I saw children through what I call the all-pervasive “cute,
empty-headed beasts” lens of childhood. If we don’t know about
children’s development so much of their behaviour will then be
inscrutable and maddening. It is something to be managed, corralled,
punished, praised, bribed and manipulated until they eventually live up
to adult expectations of behaviour. If I remember correctly, I would
have worried “how else will children know how to behave?” If this boy
thinks it’s okay to throw the toys off this ledge now, how is he going
to learn to delay his gratification enough to get through the hardships
of adult life that are to come later?
The answer to this very legitimate concern is that children in stable
loving environments full of secure relationships with adults and other
children will naturally grow into stable, loving adults who are secure
in themselves. It is not complicated but it does require faith, trust
and respect for children in a culture that thinks these are outlandish
ideas. Babies and young children learn how to be decent adults by the
example of being treated decently by adults. As Magda Gerber put it,
“Personality characteristics such as generosity, empathy, caring and
sharing cannot be taught, they can only be modeled.”

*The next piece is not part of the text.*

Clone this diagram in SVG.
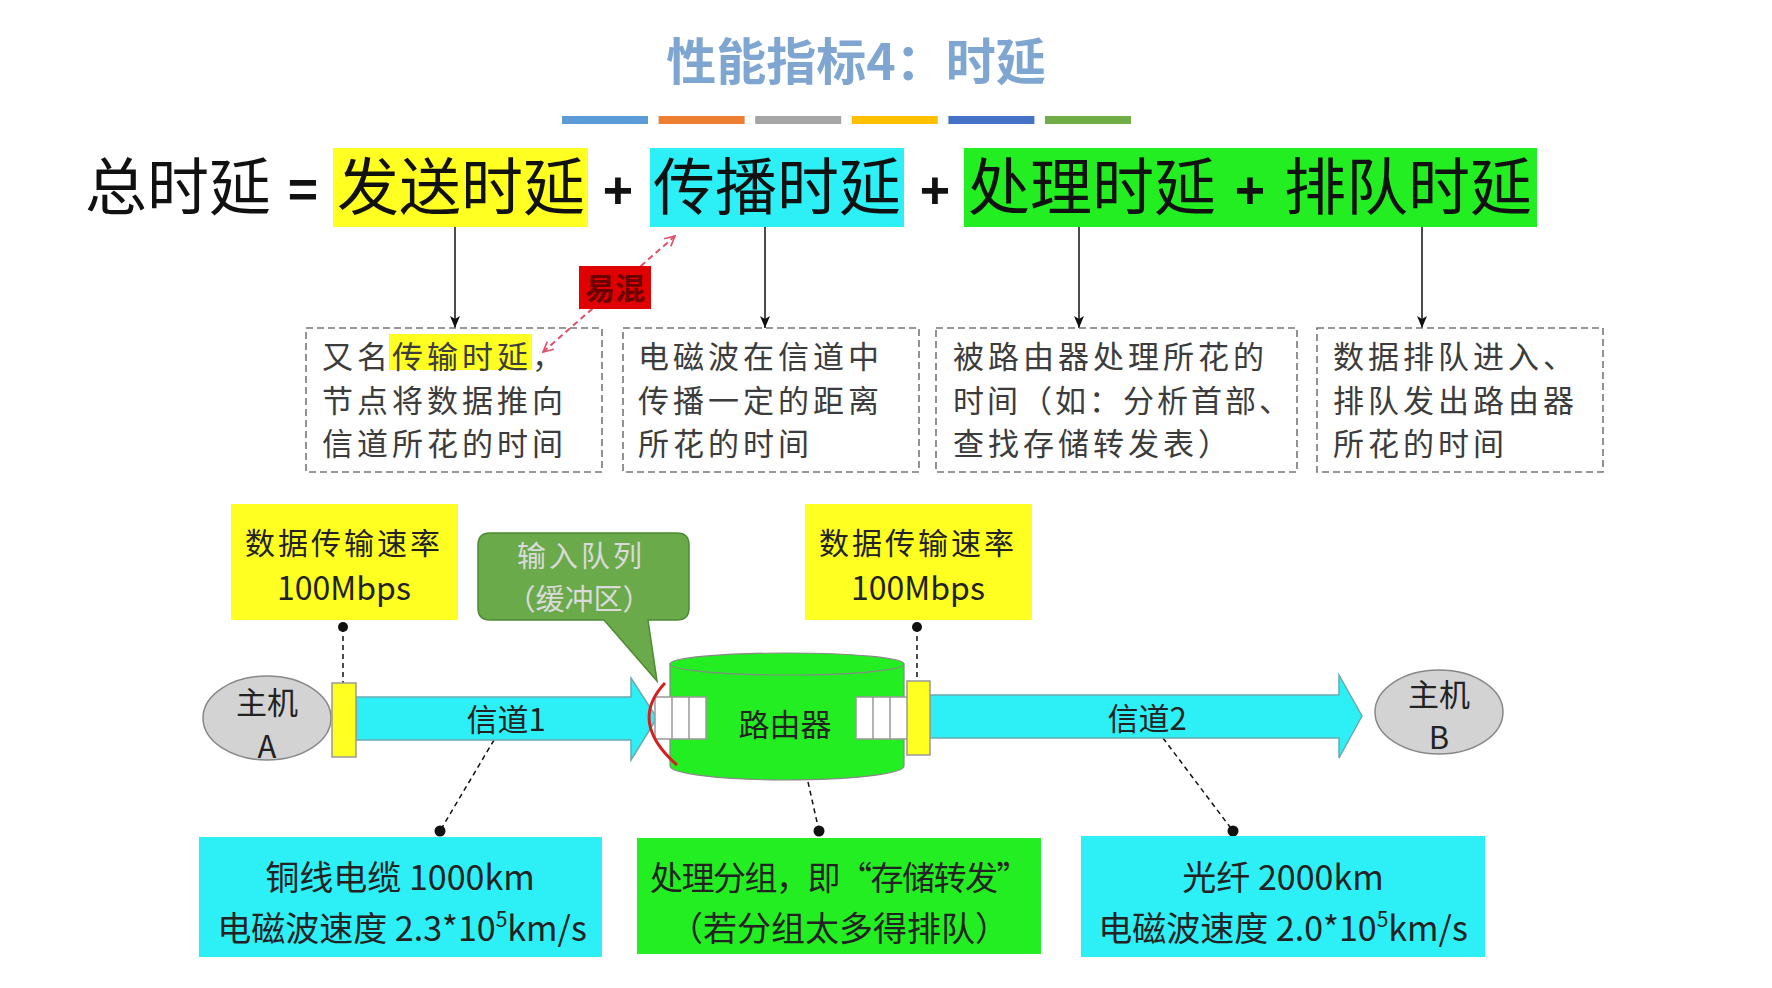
<svg xmlns="http://www.w3.org/2000/svg" width="1772" height="988" viewBox="0 0 1772 988">
<style>
.cjk{font-family:"Noto Sans CJK SC","Noto Sans",sans-serif}
.f{font-size:62px;fill:#111}
.op{font-family:"Liberation Sans",Arial,sans-serif;font-weight:bold;font-size:52px;fill:#111;text-anchor:middle}
.d{font-size:31px;fill:#3c3c3c;letter-spacing:4px}
.b{font-size:34px;fill:#222;text-anchor:middle}
.r{font-size:30px;fill:#222;text-anchor:middle}
.h{font-size:31px;fill:#222;text-anchor:middle}
.dash{fill:none;stroke:#777;stroke-width:1.6;stroke-dasharray:7 4}
.lead{stroke:#111;stroke-width:1.5;stroke-dasharray:5 4;fill:none}
.arr{stroke:#111;stroke-width:1.5;fill:none}
.cyan{fill:#2CF0F5}
.yel{fill:#FFFF22}
.grn{fill:#22EE22}
.tab{fill:#FFFF22;stroke:#999;stroke-width:1.5}
.q{fill:#fff;stroke:#999;stroke-width:1.5}
.qd{stroke:#999;stroke-width:1.5}
.dot{fill:#111}
</style>
<defs>
<marker id="ah" viewBox="0 0 12 10" refX="12" refY="5" markerWidth="12" markerHeight="10" markerUnits="userSpaceOnUse" orient="auto"><path d="M0,0 L12,5 L0,10 L3,5 z" fill="#111"/></marker>
<marker id="rh" viewBox="0 0 12 12" refX="11" refY="6" markerWidth="12" markerHeight="12" markerUnits="userSpaceOnUse" orient="auto-start-reverse"><path d="M1,1 L11,6 L1,11" fill="none" stroke="#E0506A" stroke-width="1.6"/></marker>
</defs>
<rect width="1772" height="988" fill="#fff"/>

<g id="title">
<text x="856" y="80" class="cjk" font-size="50" font-weight="bold" fill="#7FA6D1" text-anchor="middle">性能指标4：时延</text>
</g>
<g id="colorbars">
<rect x="562" y="116" width="86" height="8" fill="#5B9BD5"/>
<rect x="658.6" y="116" width="86" height="8" fill="#ED7D31"/>
<rect x="755.2" y="116" width="86" height="8" fill="#A5A5A5"/>
<rect x="851.8" y="116" width="86" height="8" fill="#FFC000"/>
<rect x="948.4" y="116" width="86" height="8" fill="#4472C4"/>
<rect x="1045" y="116" width="86" height="8" fill="#70AD47"/>
</g>

<g id="formula">
<text x="85" y="210" class="cjk f">总时延</text>
<text x="303" y="207" class="op">=</text>
<rect x="333" y="148" width="255" height="79" class="yel"/>
<text x="337" y="210" class="cjk f">发送时延</text>
<text x="618" y="208" class="op">+</text>
<rect x="650" y="148" width="254" height="79" class="cyan"/>
<text x="653" y="210" class="cjk f">传播时延</text>
<text x="935" y="208" class="op">+</text>
<rect x="964" y="148" width="573" height="79" class="grn"/>
<text x="968" y="210" class="cjk f">处理时延</text>
<text x="1250" y="208" class="op">+</text>
<text x="1284" y="210" class="cjk f">排队时延</text>
</g>

<g id="connectors">
<line x1="455" y1="227" x2="455" y2="328" class="arr" marker-end="url(#ah)"/>
<line x1="765" y1="227" x2="765" y2="328" class="arr" marker-end="url(#ah)"/>
<line x1="1079" y1="227" x2="1079" y2="328" class="arr" marker-end="url(#ah)"/>
<line x1="1422" y1="227" x2="1422" y2="328" class="arr" marker-end="url(#ah)"/>
<line x1="543" y1="352" x2="675" y2="236" stroke="#E0506A" stroke-width="2" stroke-dasharray="6 4" marker-start="url(#rh)" marker-end="url(#rh)"/>
<line x1="343" y1="627" x2="343" y2="683" class="lead"/>
<circle cx="343" cy="627" r="5" class="dot"/>
<line x1="917" y1="627" x2="917" y2="681" class="lead"/>
<circle cx="917" cy="627" r="5" class="dot"/>
<line x1="494" y1="740" x2="440" y2="831" class="lead"/>
<circle cx="440" cy="831" r="5.5" class="dot"/>
<line x1="808" y1="782" x2="819" y2="831" class="lead"/>
<circle cx="819" cy="831" r="5.5" class="dot"/>
<line x1="1163" y1="738" x2="1233" y2="831" class="lead"/>
<circle cx="1233" cy="831" r="5.5" class="dot"/>
</g>

<g id="confuse">
<rect x="579" y="266" width="72" height="43" fill="#E00000"/>
<text x="615" y="299" class="cjk" font-size="30" font-weight="bold" fill="#6A0000" text-anchor="middle">易混</text>
</g>

<g id="desc1">
<rect x="306" y="328" width="296" height="144" class="dash"/>
<rect x="389" y="334" width="143" height="36" fill="#FFFF22"/>
<text class="cjk d"><tspan x="322" y="368">又名传输时延，</tspan><tspan x="322" y="412">节点将数据推向</tspan><tspan x="322" y="455">信道所花的时间</tspan></text>
</g>
<g id="desc2">
<rect x="623" y="328" width="296" height="144" class="dash"/>
<text class="cjk d"><tspan x="638" y="368">电磁波在信道中</tspan><tspan x="638" y="412">传播一定的距离</tspan><tspan x="638" y="455">所花的时间</tspan></text>
</g>
<g id="desc3">
<rect x="936" y="328" width="361" height="144" class="dash"/>
<text class="cjk d"><tspan x="953" y="368">被路由器处理所花的</tspan><tspan x="953" y="412" letter-spacing="3">时间（如：分析首部、</tspan><tspan x="953" y="455">查找存储转发表）</tspan></text>
</g>
<g id="desc4">
<rect x="1317" y="328" width="286" height="144" class="dash"/>
<text class="cjk d"><tspan x="1333" y="368">数据排队进入、</tspan><tspan x="1333" y="412">排队发出路由器</tspan><tspan x="1333" y="455">所花的时间</tspan></text>
</g>

<g id="rate1">
<rect x="231" y="504" width="227" height="116" class="yel"/>
<text class="cjk r"><tspan x="344" y="554" letter-spacing="3">数据传输速率</tspan><tspan x="344" y="600" font-size="32">100Mbps</tspan></text>
</g>
<g id="rate2">
<rect x="805" y="504" width="227" height="116" class="yel"/>
<text class="cjk r"><tspan x="918" y="554" letter-spacing="3">数据传输速率</tspan><tspan x="918" y="600" font-size="32">100Mbps</tspan></text>
</g>

<g id="channel1">
<polygon points="356,697 631,697 631,678 657,718 631,760 631,740 356,740" class="cyan" stroke="#6AAAB0" stroke-width="1.5"/>
<text x="506" y="731" class="cjk h">信道1</text>
</g>
<g id="channel2">
<polygon points="930,695 1339,695 1339,675 1362,716 1339,758 1339,738 930,738" class="cyan" stroke="#6AAAB0" stroke-width="1.5"/>
<text x="1147" y="730" class="cjk h">信道2</text>
</g>

<g id="hostA">
<ellipse cx="267" cy="718" rx="64" ry="42" fill="#D3D3D3" stroke="#888" stroke-width="1.5"/>
<text class="cjk h"><tspan x="267" y="714">主机</tspan><tspan x="267" y="758">A</tspan></text>
</g>
<g id="hostB">
<ellipse cx="1439" cy="712" rx="64" ry="42" fill="#D3D3D3" stroke="#888" stroke-width="1.5"/>
<text class="cjk h"><tspan x="1439" y="706">主机</tspan><tspan x="1439" y="749">B</tspan></text>
</g>

<g id="router">
<path d="M670,664 L670,766 A117,14 0 0 0 904,766 L904,664 Z" class="grn" stroke="#888" stroke-width="1.2"/>
<ellipse cx="787" cy="664" rx="117" ry="11" class="grn" stroke="#888" stroke-width="1.2"/>
<text x="785" y="736" class="cjk h">路由器</text>
<rect x="655" y="697" width="51" height="42" class="q"/>
<line x1="672" y1="697" x2="672" y2="739" class="qd"/>
<line x1="689" y1="697" x2="689" y2="739" class="qd"/>
<rect x="856" y="697" width="52" height="42" class="q"/>
<line x1="873" y1="697" x2="873" y2="739" class="qd"/>
<line x1="890" y1="697" x2="890" y2="739" class="qd"/>
<path d="M665,683 Q628,722 677,765" fill="none" stroke="#D42020" stroke-width="3"/>
</g>
<g id="tabs">
<rect x="332" y="683" width="24" height="74" class="tab"/>
<rect x="907" y="681" width="23" height="74" class="tab"/>
</g>

<g id="buffer">
<path d="M490,533 H677 Q689,533 689,545 V608 Q689,620 677,620 H648 L657,681 L604,620 H490 Q478,620 478,608 V545 Q478,533 490,533 Z" fill="#6BAA4A" stroke="#4E8A35" stroke-width="1.5"/>
<text class="cjk" font-size="29" text-anchor="middle" style="fill:#DADADA"><tspan x="581" y="567" letter-spacing="3">输入队列</tspan><tspan x="579" y="610">（缓冲区）</tspan></text>
</g>

<g id="cable">
<rect x="199" y="837" width="403" height="120" class="cyan"/>
<text class="cjk b"><tspan x="400" y="890">铜线电缆 1000km</tspan><tspan x="402" y="941">电磁波速度 2.3*10<tspan font-size="21" dy="-14">5</tspan><tspan dy="14">km/s</tspan></tspan></text>
</g>
<g id="process">
<rect x="637" y="838" width="404" height="116" class="grn"/>
<text class="cjk b"><tspan x="839" y="890" font-size="33" letter-spacing="-1.5">处理分组，即“存储转发”</tspan><tspan x="839" y="941">（若分组太多得排队）</tspan></text>
</g>
<g id="fiber">
<rect x="1081" y="836" width="404" height="121" class="cyan"/>
<text class="cjk b"><tspan x="1283" y="890">光纤 2000km</tspan><tspan x="1283" y="941">电磁波速度 2.0*10<tspan font-size="21" dy="-14">5</tspan><tspan dy="14">km/s</tspan></tspan></text>
</g>
</svg>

I put sh*t in the title of this piece because I think much of the
reality of children’s play can be a bit distasteful or controversial to
our adult senses. Children’s play is not always respectful or part of
polite, adult society. We can get trained on and read books about
schemas and understand it all intellectually, but genuinely being okay
with things getting thrown through the air is and the path getting messy
is an entirely different ball game.
If our settings are supposed to be for children’s growth and
development, I am going to let this boy and and any other child throw
sh*t off the ledge and engage in other behaviours that might challenge
some of our adult hang-ups around mess, risk, and safety. To be clear I
am not saying I have the monoply on “best practice” here. I am not
arguing anybody needs to go to work and to pretend they are okay with
behaviours that they are not (it won’t be sincere and you will drive
yourself nuts), nor is this saying children don’t need age appropriate
expectations and limits, but I am advocating people engage in some
serious yet gentle reflection and find their growing edge of comfort
with these topics.
Who are our settings for? What is the worst that could happen if you
let that child follow their urge to put the sand in the water table?
Stand on a chair to make their block tower higher? Not come to your
mandatory circle time and instead carry on with their play? Take the
play dough outside? Roll a tire down the slide? And of course, what is
the best that could happen if we let our children have more power and freedom in how they play?